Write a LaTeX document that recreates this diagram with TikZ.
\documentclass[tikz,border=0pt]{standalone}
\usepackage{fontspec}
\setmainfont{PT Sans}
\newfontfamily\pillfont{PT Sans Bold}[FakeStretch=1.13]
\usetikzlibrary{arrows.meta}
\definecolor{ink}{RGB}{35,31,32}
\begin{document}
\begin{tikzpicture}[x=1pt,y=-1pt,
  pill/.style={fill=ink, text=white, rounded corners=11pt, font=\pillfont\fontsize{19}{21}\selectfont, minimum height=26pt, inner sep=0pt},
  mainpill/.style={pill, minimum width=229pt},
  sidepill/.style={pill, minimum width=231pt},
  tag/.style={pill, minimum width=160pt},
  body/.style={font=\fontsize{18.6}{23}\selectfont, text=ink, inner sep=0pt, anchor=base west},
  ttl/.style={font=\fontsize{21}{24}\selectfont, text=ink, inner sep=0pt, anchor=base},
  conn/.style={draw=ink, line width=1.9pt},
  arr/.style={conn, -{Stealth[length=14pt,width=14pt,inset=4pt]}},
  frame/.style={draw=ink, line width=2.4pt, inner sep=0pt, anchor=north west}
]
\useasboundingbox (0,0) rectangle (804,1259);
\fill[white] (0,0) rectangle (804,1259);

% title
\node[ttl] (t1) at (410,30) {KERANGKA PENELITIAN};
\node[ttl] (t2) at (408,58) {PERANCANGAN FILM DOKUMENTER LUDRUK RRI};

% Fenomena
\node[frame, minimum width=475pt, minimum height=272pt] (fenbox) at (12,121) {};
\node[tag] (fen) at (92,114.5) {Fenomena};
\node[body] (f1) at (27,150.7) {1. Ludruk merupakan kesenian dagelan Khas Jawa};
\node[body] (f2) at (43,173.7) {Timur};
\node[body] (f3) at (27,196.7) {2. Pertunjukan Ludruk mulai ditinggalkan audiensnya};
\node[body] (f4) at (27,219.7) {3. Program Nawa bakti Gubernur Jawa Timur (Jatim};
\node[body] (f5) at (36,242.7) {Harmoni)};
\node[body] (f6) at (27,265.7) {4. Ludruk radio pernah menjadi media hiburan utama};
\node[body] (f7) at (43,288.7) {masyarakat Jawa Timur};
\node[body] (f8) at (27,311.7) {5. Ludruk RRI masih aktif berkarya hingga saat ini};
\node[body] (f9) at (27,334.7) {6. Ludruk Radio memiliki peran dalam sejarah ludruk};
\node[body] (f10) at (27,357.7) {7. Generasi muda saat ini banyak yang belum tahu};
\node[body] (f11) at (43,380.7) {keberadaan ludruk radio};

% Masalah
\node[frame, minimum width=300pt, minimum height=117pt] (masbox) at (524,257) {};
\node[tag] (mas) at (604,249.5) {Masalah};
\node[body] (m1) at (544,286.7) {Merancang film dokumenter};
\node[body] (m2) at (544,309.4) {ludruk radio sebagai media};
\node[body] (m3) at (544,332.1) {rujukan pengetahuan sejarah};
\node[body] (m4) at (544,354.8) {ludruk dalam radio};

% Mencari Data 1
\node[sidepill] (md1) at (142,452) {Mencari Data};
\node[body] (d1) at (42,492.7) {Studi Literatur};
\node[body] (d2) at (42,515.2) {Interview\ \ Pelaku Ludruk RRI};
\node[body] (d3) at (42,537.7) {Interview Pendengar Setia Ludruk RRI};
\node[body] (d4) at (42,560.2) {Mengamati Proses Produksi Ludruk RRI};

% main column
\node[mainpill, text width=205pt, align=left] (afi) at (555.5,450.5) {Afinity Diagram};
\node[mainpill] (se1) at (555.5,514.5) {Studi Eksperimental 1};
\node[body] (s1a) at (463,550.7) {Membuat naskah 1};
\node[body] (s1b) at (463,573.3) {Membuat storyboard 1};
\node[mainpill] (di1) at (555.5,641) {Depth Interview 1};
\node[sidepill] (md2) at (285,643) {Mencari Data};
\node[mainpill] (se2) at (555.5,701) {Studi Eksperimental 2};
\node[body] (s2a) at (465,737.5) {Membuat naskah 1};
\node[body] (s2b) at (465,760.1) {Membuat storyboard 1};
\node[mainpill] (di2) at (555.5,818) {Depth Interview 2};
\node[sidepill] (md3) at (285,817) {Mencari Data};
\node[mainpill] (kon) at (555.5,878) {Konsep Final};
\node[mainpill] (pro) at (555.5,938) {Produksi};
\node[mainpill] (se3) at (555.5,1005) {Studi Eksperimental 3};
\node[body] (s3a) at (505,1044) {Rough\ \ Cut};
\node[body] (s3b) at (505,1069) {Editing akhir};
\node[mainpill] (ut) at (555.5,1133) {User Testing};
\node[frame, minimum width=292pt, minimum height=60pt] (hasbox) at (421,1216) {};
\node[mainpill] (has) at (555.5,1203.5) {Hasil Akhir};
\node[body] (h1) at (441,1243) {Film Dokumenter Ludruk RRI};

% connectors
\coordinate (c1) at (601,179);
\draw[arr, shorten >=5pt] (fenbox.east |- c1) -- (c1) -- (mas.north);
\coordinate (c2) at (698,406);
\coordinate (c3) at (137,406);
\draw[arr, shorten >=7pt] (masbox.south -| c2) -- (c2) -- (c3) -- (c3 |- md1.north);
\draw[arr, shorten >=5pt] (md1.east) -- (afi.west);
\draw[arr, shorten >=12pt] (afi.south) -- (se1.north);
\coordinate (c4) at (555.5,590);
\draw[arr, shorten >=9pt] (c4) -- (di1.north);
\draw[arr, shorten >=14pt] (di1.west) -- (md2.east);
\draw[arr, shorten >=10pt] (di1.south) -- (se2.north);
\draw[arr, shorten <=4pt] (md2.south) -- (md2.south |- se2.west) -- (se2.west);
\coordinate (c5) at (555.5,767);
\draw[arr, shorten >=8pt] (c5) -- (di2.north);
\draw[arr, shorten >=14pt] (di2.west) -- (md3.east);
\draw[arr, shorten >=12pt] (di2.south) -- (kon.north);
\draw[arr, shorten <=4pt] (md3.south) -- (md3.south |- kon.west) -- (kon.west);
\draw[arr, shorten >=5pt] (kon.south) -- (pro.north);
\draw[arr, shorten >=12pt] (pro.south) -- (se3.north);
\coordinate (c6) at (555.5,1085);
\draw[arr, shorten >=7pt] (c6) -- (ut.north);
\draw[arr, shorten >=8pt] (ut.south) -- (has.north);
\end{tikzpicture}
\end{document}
□ □ □ □ □ □ □
* Task description
All lines from the beginning of the material above through the one with "(f11) at (43,380.7)" need to be returned exactly; please return those and only those.

* Answer to this exercise
Write a LaTeX document that recreates this diagram with TikZ.
\documentclass[tikz,border=0pt]{standalone}
\usepackage{fontspec}
\setmainfont{PT Sans}
\newfontfamily\pillfont{PT Sans Bold}[FakeStretch=1.13]
\usetikzlibrary{arrows.meta}
\definecolor{ink}{RGB}{35,31,32}
\begin{document}
\begin{tikzpicture}[x=1pt,y=-1pt,
  pill/.style={fill=ink, text=white, rounded corners=11pt, font=\pillfont\fontsize{19}{21}\selectfont, minimum height=26pt, inner sep=0pt},
  mainpill/.style={pill, minimum width=229pt},
  sidepill/.style={pill, minimum width=231pt},
  tag/.style={pill, minimum width=160pt},
  body/.style={font=\fontsize{18.6}{23}\selectfont, text=ink, inner sep=0pt, anchor=base west},
  ttl/.style={font=\fontsize{21}{24}\selectfont, text=ink, inner sep=0pt, anchor=base},
  conn/.style={draw=ink, line width=1.9pt},
  arr/.style={conn, -{Stealth[length=14pt,width=14pt,inset=4pt]}},
  frame/.style={draw=ink, line width=2.4pt, inner sep=0pt, anchor=north west}
]
\useasboundingbox (0,0) rectangle (804,1259);
\fill[white] (0,0) rectangle (804,1259);

% title
\node[ttl] (t1) at (410,30) {KERANGKA PENELITIAN};
\node[ttl] (t2) at (408,58) {PERANCANGAN FILM DOKUMENTER LUDRUK RRI};

% Fenomena
\node[frame, minimum width=475pt, minimum height=272pt] (fenbox) at (12,121) {};
\node[tag] (fen) at (92,114.5) {Fenomena};
\node[body] (f1) at (27,150.7) {1. Ludruk merupakan kesenian dagelan Khas Jawa};
\node[body] (f2) at (43,173.7) {Timur};
\node[body] (f3) at (27,196.7) {2. Pertunjukan Ludruk mulai ditinggalkan audiensnya};
\node[body] (f4) at (27,219.7) {3. Program Nawa bakti Gubernur Jawa Timur (Jatim};
\node[body] (f5) at (36,242.7) {Harmoni)};
\node[body] (f6) at (27,265.7) {4. Ludruk radio pernah menjadi media hiburan utama};
\node[body] (f7) at (43,288.7) {masyarakat Jawa Timur};
\node[body] (f8) at (27,311.7) {5. Ludruk RRI masih aktif berkarya hingga saat ini};
\node[body] (f9) at (27,334.7) {6. Ludruk Radio memiliki peran dalam sejarah ludruk};
\node[body] (f10) at (27,357.7) {7. Generasi muda saat ini banyak yang belum tahu};
\node[body] (f11) at (43,380.7) {keberadaan ludruk radio};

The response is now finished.